O gradualismo, a descentralização e as comunidades locais

OPINIÃO

Luca Bussotti

Num seu recente pronunciamento, o filósofo Severino Ngoenha apontou o actual modelo de descentralização como não trazendo benefícios para as comunidades locais. E concluiu -assim como outros académicos e analistas – que o a forma melhor de estado seria o federalismo.

Trata-se de afirmações importantes e que poderão supostamente abrir um debate agora, que poderá concretizar-se talvez na próxima legislatura. Uma mudança desta natureza implica a superação da filosofia de fundo que sempre orientou a política moçambicana quanto a forma de estado.

Não resta dúvida de que o estado Moçambicano foi e continua sendo centralista. E que o “gradualismo” adotado – não podemos esquecer: inicialmente com o acordo da Renamo, como demonstra a rejeição, por parte das duas bancadas, da lei 3/94 – não deu certo.

Com efeito, o gradualismo, pelo menos até o início da década passada, incomodava as duas principais formações políticas do país: por um lado, a Frelimo julgava qualquer processo de descentralização como sendo um risco: risco de perder parte do seu poder, principalmente nos grandes centros urbanos do país, tornando evidente também a fratura entre um sul frelimista e um centro-norte renamista, e portanto ressuscitando o pesadelo da “questão étnica” . Em Angola o assunto foi resolvido de forma muito mais segura: até hoje não existe nenhuma eleição para os níveis descentralizados do poder político. Mas Moçambique teve outra história, e sobretudo, depois do conflito dos 16 anos, não tinha recursos minerais suficientes para torná-lo mais autônomo diante da comunidade internacional. Assim, a descentralização foi um preço a ser pago a comunidade internacional ocidental, de que o país largamente dependia.

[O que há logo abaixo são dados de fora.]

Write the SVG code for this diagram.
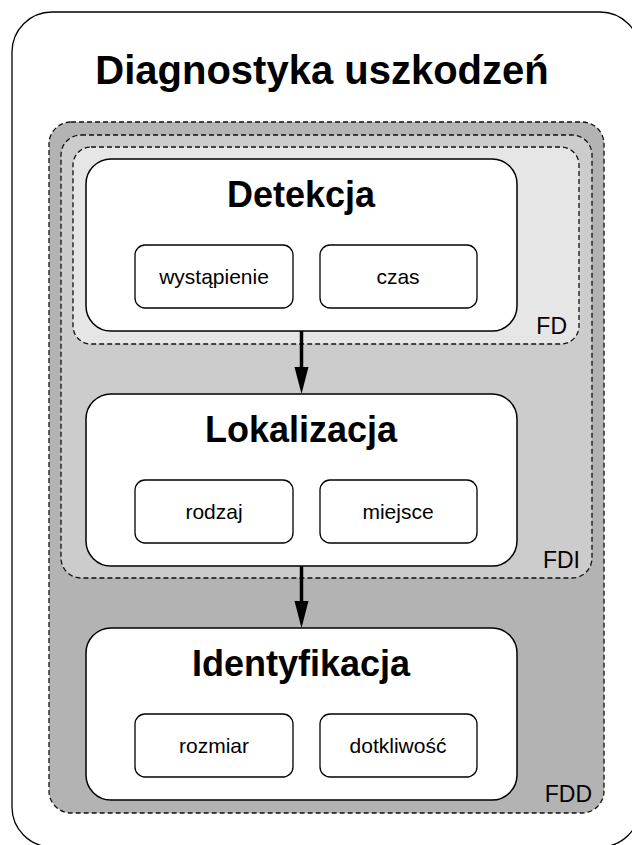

Entretanto, tudo foi feito com muito gradualismo. Assim, diante do risco que a descentralização representava para a Frelimo, tal processo não era bem visto nem do lado da Renamo. Dhlakama queria assumir o poder central, substituindo-o a Frelimo, e por outro lado da descentralização podiam surgir figuras capazes de ameaçar seu poder dentro do partido. O que aconteceu com Daviz Simango na Beira foi muito claro, neste sentido. Só depois de se aperceber que a máquina da Frelimo não podia ser derrotada a nível central é que virou a estratégia do partido para a superação do gradualismo, enfatizando a necessidade de adoção do federalismo. O resultado foi um acordo – que não está sendo respeitado – para introduzir mecanismos eleitorais para escolher os administradores distritais. Muito pouco, mesmo do lado da Renamo.

Mas o pior – como Ngoenha enfatiza – é que as populações locais não estão a gozar dos benefícios típicos da descentralização. Primeiro porque a (pouca) descentralização feita nunca foi acompanhada de uma paralela descentralização financeira. É ainda Maputo, em larga medida, a distribuir, de frequente com critérios arbitrários, os recursos financeiros para os municípios. E depois porque os mecanismos participativos locais são, na maioria dos casos, ausentes. Além disso, o actual gradualismo cria uma evidente desigualdade jurídica entre cidadãos do mesmo país: há quem tem direito de voto nas eleições autárquicas e quem não, pois seu território  ficou fora do processo de municipalização. Para que isso sirva ficou evidente nesses primeiros dias de recenseamento para as eleições autárquicas do Outubro próximo: a Frelimo dispõe de cidadãos que não irão votar nas eleições municipais enquanto residentes em territórios não municipalizados, assim essa massa de gente pode ser feita recensear em municípios próximos às suas residências para diminuir o risco de a Frelimo perder este ou aquele município.

Se o federalismo representa a dimensão única para tentar evitar a implosão de Moçambique como entidade nacional, a completa municipalização (ou em alternativa eleições distritais que devem acontecer juntamente com as municipais, e não com as presidenciais) constitui a única opção para limitar o mecanismo de fraude eleitoral sistemática que, desde o recenseamento, está infringindo o pacto fundamental entre governados e governantes: o pacto de que governa quem foi escolhido pelos eleitores, seja qual for a sua pertença política.

Se de reforma constitucional é lícito falar, convinha que isso fosse feito não pensando no prolongamento do poder de quem já teve a oportunidade de guiar o país para o tempo estabelecido pela lei- mae, mas sim na reestruturação do Estado no sentido federalista, e em como envolver todos os cidadãos, ao mesmo tempo, em processos eleitorais locais capazes de devolver protagonismo a às comunidades, verdadeiras beneficiárias da descentralização.